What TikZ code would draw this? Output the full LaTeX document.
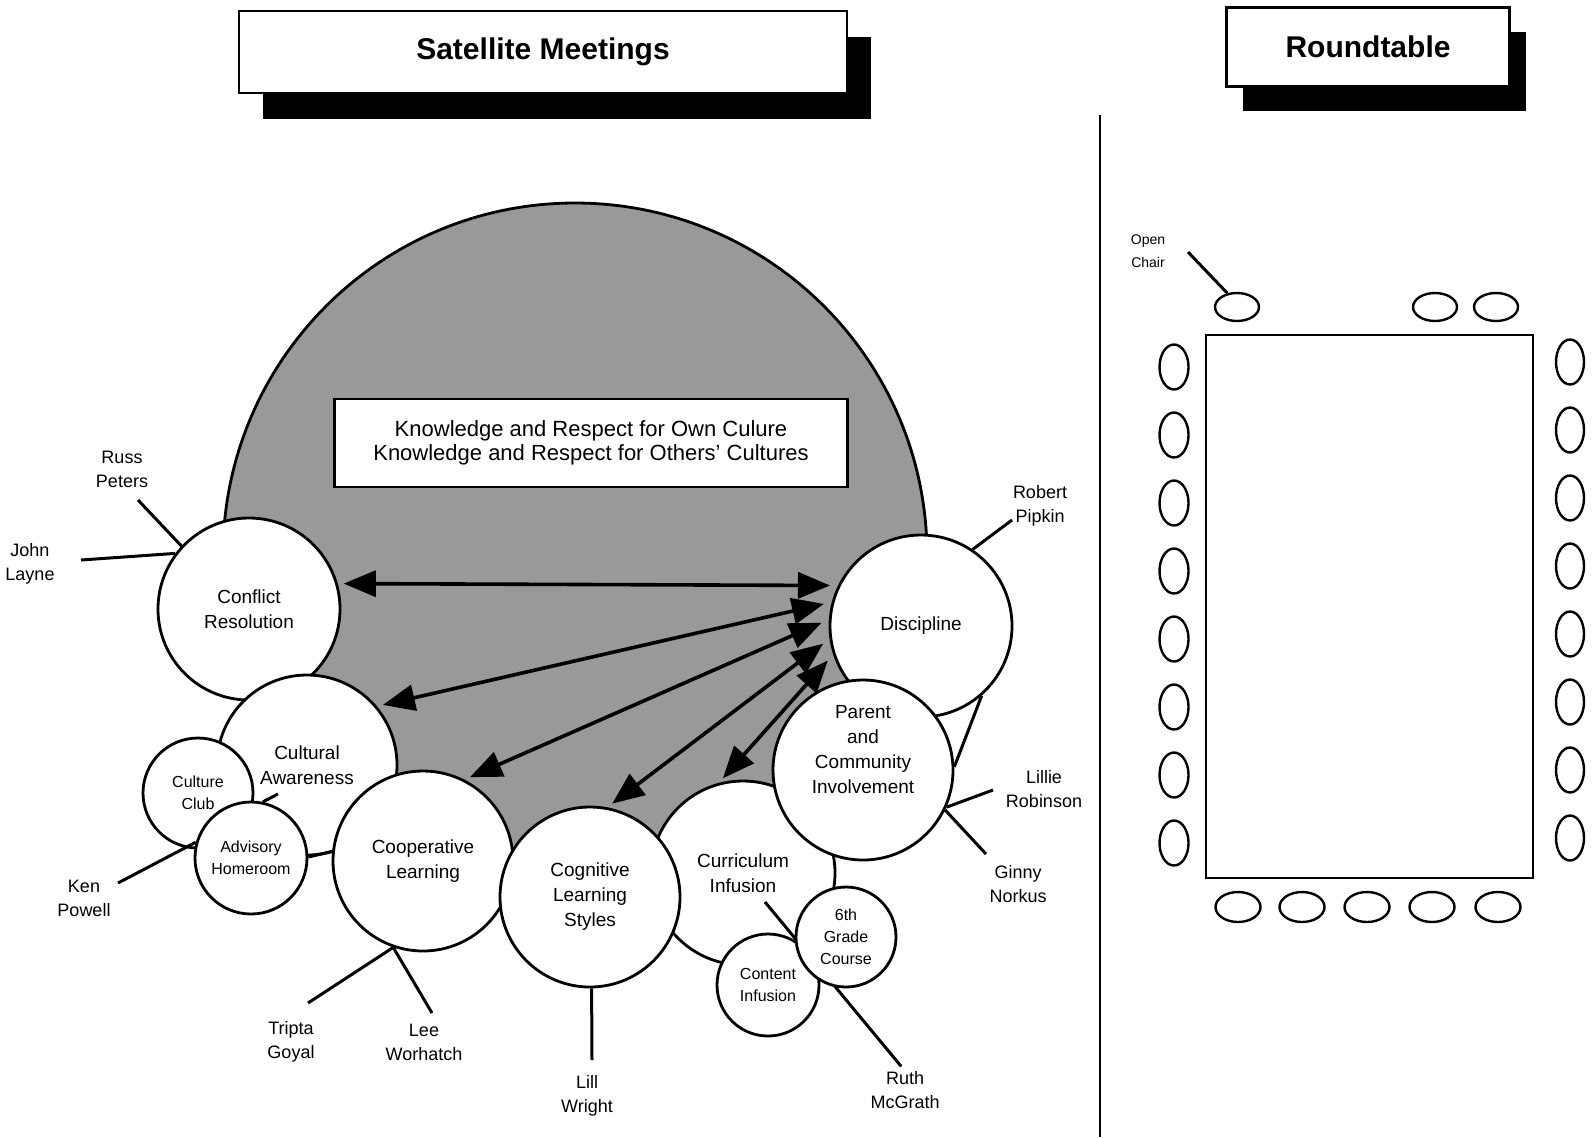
\documentclass[tikz,border=0pt]{standalone}
\usepackage{fontspec}
\setmainfont{Liberation Sans}
\usetikzlibrary{positioning,arrows.meta,shapes.geometric,shadows}

\begin{document}
\begin{tikzpicture}[x=0.5pt,y=-0.5pt,
  bubble/.style={circle,draw,fill=white,line width=1.4pt,inner sep=0pt,align=center,font=\fontsize{9.5}{12.5}\selectfont},
  minibubble/.style={bubble,font=\fontsize{8}{11}\selectfont},
  bubbletext/.style={align=center,inner sep=0pt,font=\fontsize{9.5}{12.5}\selectfont},
  person/.style={align=center,inner sep=0pt,font=\fontsize{9}{12}\selectfont},
  tie/.style={line width=1.5pt},
  twoway/.style={line width=1.8pt,arrows={Triangle[length=16pt,width=13pt]-Triangle[length=16pt,width=13pt]},shorten <=4pt,shorten >=3pt},
  header/.style={draw,fill=white,line width=1.2pt,font=\fontsize{15}{18}\selectfont\bfseries},
  seat/.style={ellipse,draw,line width=1.2pt,inner sep=0pt}]
\useasboundingbox (0,0) rectangle (1594,1137);

\filldraw[fill=black!40,line width=1.4pt] (575,555) circle[radius=176pt];
\node[draw,fill=white,line width=1.4pt,minimum width=256.5pt,minimum height=44pt,align=center,font=\fontsize{11}{12}\selectfont] (goal) at (591,443) {Knowledge and Respect for Own Culure\\Knowledge and Respect for Others' Cultures};

\node[header,minimum width=304pt,minimum height=41pt,drop shadow={shadow xshift=12pt,shadow yshift=-13pt,fill=black,opacity=1}] (satellite) at (543,52) {Satellite Meetings};
\node[header,minimum width=141.5pt,minimum height=39.5pt,drop shadow={shadow xshift=8pt,shadow yshift=-12pt,fill=black,opacity=1}] (roundtable) at (1368,47) {Roundtable};
\draw[line width=0.8pt] (1100,115) -- (1100,1137);

\node[bubble,minimum size=91pt] (conflict) at (249,609) {Conflict\\Resolution};
\node[bubble,minimum size=91pt] (discipline) at (921,626) {Discipline};
\node[bubble,minimum size=92pt] (curriculum) at (743,873) {Curriculum\\Infusion};
\node[person] (ruth) at (905,1090) {Ruth\\McGrath};
\coordinate (ruthtop) at (765,902);
\draw[tie,shorten >=3pt] (ruthtop) -- (ruth.north);
\node[bubble,minimum size=90pt] (awareness) at (307,765) {Cultural\\Awareness};
\node[minibubble,minimum size=55pt] (club) at (198,793) {Culture\\Club};
\node[minibubble,minimum size=56pt] (advisory) at (251,858) {Advisory\\Homeroom};
\node[bubble,minimum size=90pt] (cooperative) at (423,861) {Cooperative\\Learning};
\node[bubble,minimum size=90pt] (cognitive) at (590,897) {Cognitive\\Learning\\Styles};
\node[bubble,minimum size=90pt,label={[bubbletext,yshift=10pt]center:Parent\\and\\Community\\Involvement}] (parent) at (863,770) {};
\node[minibubble,minimum size=51pt] (content) at (768,985) {Content\\Infusion};
\node[minibubble,minimum size=50pt] (sixth) at (846,937) {6th\\Grade\\Course};

\draw[twoway] (discipline.154) -- (conflict.16);
\draw[twoway] (discipline.165) -- (awareness.40);
\draw[twoway] (discipline.176) -- (cooperative.63);
\draw[twoway] (discipline.-172) -- (cognitive.79);
\draw[twoway] (discipline.-162) -- (curriculum.105);

\draw[tie] (discipline.-49) -- (parent.2);
\draw[tie] (advisory.1) -- (cooperative.174);
\coordinate (tick) at (278,794);
\draw[tie] (advisory.78) -- (tick);

\node[person] (russ) at (122,469) {Russ\\Peters};
\node[person] (john) at (30,564) {John\\Layne};
\node[person] (robert) at (1040,506) {Robert\\Pipkin};
\node[person] (lillie) at (1044,789) {Lillie\\Robinson};
\node[person] (ginny) at (1018,884) {Ginny\\Norkus};
\node[person] (ken) at (84,898) {Ken\\Powell};
\node[person] (tripta) at (291,1042) {Tripta\\Goyal};
\node[person] (lee) at (424,1042) {Lee\\Worhatch};
\node[person] (lill) at (587,1096) {Lill\\Wright};

\coordinate (russend) at (138,500);
\coordinate (johnend) at (81,560);
\coordinate (robertend) at (1012,520);
\coordinate (lillieend) at (993,790);
\coordinate (ginnyend) at (986,854);
\coordinate (kenend) at (118,883);
\coordinate (triptaend) at (308,1003);
\coordinate (leeend) at (432,1013);
\coordinate (lillend) at (592,1060);
\draw[tie] (russend) -- (conflict.137);
\draw[tie] (johnend) -- (conflict.143);
\draw[tie] (robertend) -- (discipline.56);
\draw[tie] (lillieend) -- (parent.-24);
\draw[tie] (ginnyend) -- (parent.-26);
\draw[tie] (kenend) -- (advisory.164);
\draw[tie] (triptaend) -- (cooperative.-109);
\draw[tie] (leeend) -- (cooperative.-109);
\draw[tie] (lillend) -- (cognitive.-89);

\node[draw,line width=1.2pt,minimum width=163.5pt,minimum height=271.5pt] (table) at (1369.5,606.5) {};
\foreach \y [count=\i] in {367,435,503,571,639,707,775,843}
  \node[seat,minimum width=14.5pt,minimum height=22.5pt] (west\i) at (1174,\y) {};
\foreach \y [count=\i] in {362,430,498,566,634,702,770,838}
  \node[seat,minimum width=14pt,minimum height=22.5pt] (east\i) at (1570,\y) {};
\node[seat,minimum width=22pt,minimum height=14pt] (open) at (1237,307) {};
\node[seat,minimum width=22pt,minimum height=14pt] (north2) at (1435,307) {};
\node[seat,minimum width=22pt,minimum height=14pt] (north3) at (1496,307) {};
\foreach \x [count=\i] in {1238,1302,1367,1432,1498}
  \node[seat,minimum width=22.5pt,minimum height=15pt] (south\i) at (\x,907) {};
\node[person,font=\fontsize{7}{11.5}\selectfont] (openlabel) at (1148,251) {Open\\Chair};
\coordinate (openend) at (1188,252);
\draw[tie] (openend) -- (open.125);
\end{tikzpicture}
\end{document}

:: What is asked ::
The material above holds pictures; copy everything else in it exactly.

:: Written reply ::
What TikZ code would draw this? Output the full LaTeX document.
\documentclass[tikz,border=0pt]{standalone}
\usepackage{fontspec}
\setmainfont{Liberation Sans}
\usetikzlibrary{positioning,arrows.meta,shapes.geometric,shadows}

\begin{document}
\begin{tikzpicture}[x=0.5pt,y=-0.5pt,
  bubble/.style={circle,draw,fill=white,line width=1.4pt,inner sep=0pt,align=center,font=\fontsize{9.5}{12.5}\selectfont},
  minibubble/.style={bubble,font=\fontsize{8}{11}\selectfont},
  bubbletext/.style={align=center,inner sep=0pt,font=\fontsize{9.5}{12.5}\selectfont},
  person/.style={align=center,inner sep=0pt,font=\fontsize{9}{12}\selectfont},
  tie/.style={line width=1.5pt},
  twoway/.style={line width=1.8pt,arrows={Triangle[length=16pt,width=13pt]-Triangle[length=16pt,width=13pt]},shorten <=4pt,shorten >=3pt},
  header/.style={draw,fill=white,line width=1.2pt,font=\fontsize{15}{18}\selectfont\bfseries},
  seat/.style={ellipse,draw,line width=1.2pt,inner sep=0pt}]
\useasboundingbox (0,0) rectangle (1594,1137);

\filldraw[fill=black!40,line width=1.4pt] (575,555) circle[radius=176pt];
\node[draw,fill=white,line width=1.4pt,minimum width=256.5pt,minimum height=44pt,align=center,font=\fontsize{11}{12}\selectfont] (goal) at (591,443) {Knowledge and Respect for Own Culure\\Knowledge and Respect for Others' Cultures};

\node[header,minimum width=304pt,minimum height=41pt,drop shadow={shadow xshift=12pt,shadow yshift=-13pt,fill=black,opacity=1}] (satellite) at (543,52) {Satellite Meetings};
\node[header,minimum width=141.5pt,minimum height=39.5pt,drop shadow={shadow xshift=8pt,shadow yshift=-12pt,fill=black,opacity=1}] (roundtable) at (1368,47) {Roundtable};
\draw[line width=0.8pt] (1100,115) -- (1100,1137);

\node[bubble,minimum size=91pt] (conflict) at (249,609) {Conflict\\Resolution};
\node[bubble,minimum size=91pt] (discipline) at (921,626) {Discipline};
\node[bubble,minimum size=92pt] (curriculum) at (743,873) {Curriculum\\Infusion};
\node[person] (ruth) at (905,1090) {Ruth\\McGrath};
\coordinate (ruthtop) at (765,902);
\draw[tie,shorten >=3pt] (ruthtop) -- (ruth.north);
\node[bubble,minimum size=90pt] (awareness) at (307,765) {Cultural\\Awareness};
\node[minibubble,minimum size=55pt] (club) at (198,793) {Culture\\Club};
\node[minibubble,minimum size=56pt] (advisory) at (251,858) {Advisory\\Homeroom};
\node[bubble,minimum size=90pt] (cooperative) at (423,861) {Cooperative\\Learning};
\node[bubble,minimum size=90pt] (cognitive) at (590,897) {Cognitive\\Learning\\Styles};
\node[bubble,minimum size=90pt,label={[bubbletext,yshift=10pt]center:Parent\\and\\Community\\Involvement}] (parent) at (863,770) {};
\node[minibubble,minimum size=51pt] (content) at (768,985) {Content\\Infusion};
\node[minibubble,minimum size=50pt] (sixth) at (846,937) {6th\\Grade\\Course};

\draw[twoway] (discipline.154) -- (conflict.16);
\draw[twoway] (discipline.165) -- (awareness.40);
\draw[twoway] (discipline.176) -- (cooperative.63);
\draw[twoway] (discipline.-172) -- (cognitive.79);
\draw[twoway] (discipline.-162) -- (curriculum.105);

\draw[tie] (discipline.-49) -- (parent.2);
\draw[tie] (advisory.1) -- (cooperative.174);
\coordinate (tick) at (278,794);
\draw[tie] (advisory.78) -- (tick);

\node[person] (russ) at (122,469) {Russ\\Peters};
\node[person] (john) at (30,564) {John\\Layne};
\node[person] (robert) at (1040,506) {Robert\\Pipkin};
\node[person] (lillie) at (1044,789) {Lillie\\Robinson};
\node[person] (ginny) at (1018,884) {Ginny\\Norkus};
\node[person] (ken) at (84,898) {Ken\\Powell};
\node[person] (tripta) at (291,1042) {Tripta\\Goyal};
\node[person] (lee) at (424,1042) {Lee\\Worhatch};
\node[person] (lill) at (587,1096) {Lill\\Wright};

\coordinate (russend) at (138,500);
\coordinate (johnend) at (81,560);
\coordinate (robertend) at (1012,520);
\coordinate (lillieend) at (993,790);
\coordinate (ginnyend) at (986,854);
\coordinate (kenend) at (118,883);
\coordinate (triptaend) at (308,1003);
\coordinate (leeend) at (432,1013);
\coordinate (lillend) at (592,1060);
\draw[tie] (russend) -- (conflict.137);
\draw[tie] (johnend) -- (conflict.143);
\draw[tie] (robertend) -- (discipline.56);
\draw[tie] (lillieend) -- (parent.-24);
\draw[tie] (ginnyend) -- (parent.-26);
\draw[tie] (kenend) -- (advisory.164);
\draw[tie] (triptaend) -- (cooperative.-109);
\draw[tie] (leeend) -- (cooperative.-109);
\draw[tie] (lillend) -- (cognitive.-89);

\node[draw,line width=1.2pt,minimum width=163.5pt,minimum height=271.5pt] (table) at (1369.5,606.5) {};
\foreach \y [count=\i] in {367,435,503,571,639,707,775,843}
  \node[seat,minimum width=14.5pt,minimum height=22.5pt] (west\i) at (1174,\y) {};
\foreach \y [count=\i] in {362,430,498,566,634,702,770,838}
  \node[seat,minimum width=14pt,minimum height=22.5pt] (east\i) at (1570,\y) {};
\node[seat,minimum width=22pt,minimum height=14pt] (open) at (1237,307) {};
\node[seat,minimum width=22pt,minimum height=14pt] (north2) at (1435,307) {};
\node[seat,minimum width=22pt,minimum height=14pt] (north3) at (1496,307) {};
\foreach \x [count=\i] in {1238,1302,1367,1432,1498}
  \node[seat,minimum width=22.5pt,minimum height=15pt] (south\i) at (\x,907) {};
\node[person,font=\fontsize{7}{11.5}\selectfont] (openlabel) at (1148,251) {Open\\Chair};
\coordinate (openend) at (1188,252);
\draw[tie] (openend) -- (open.125);
\end{tikzpicture}
\end{document}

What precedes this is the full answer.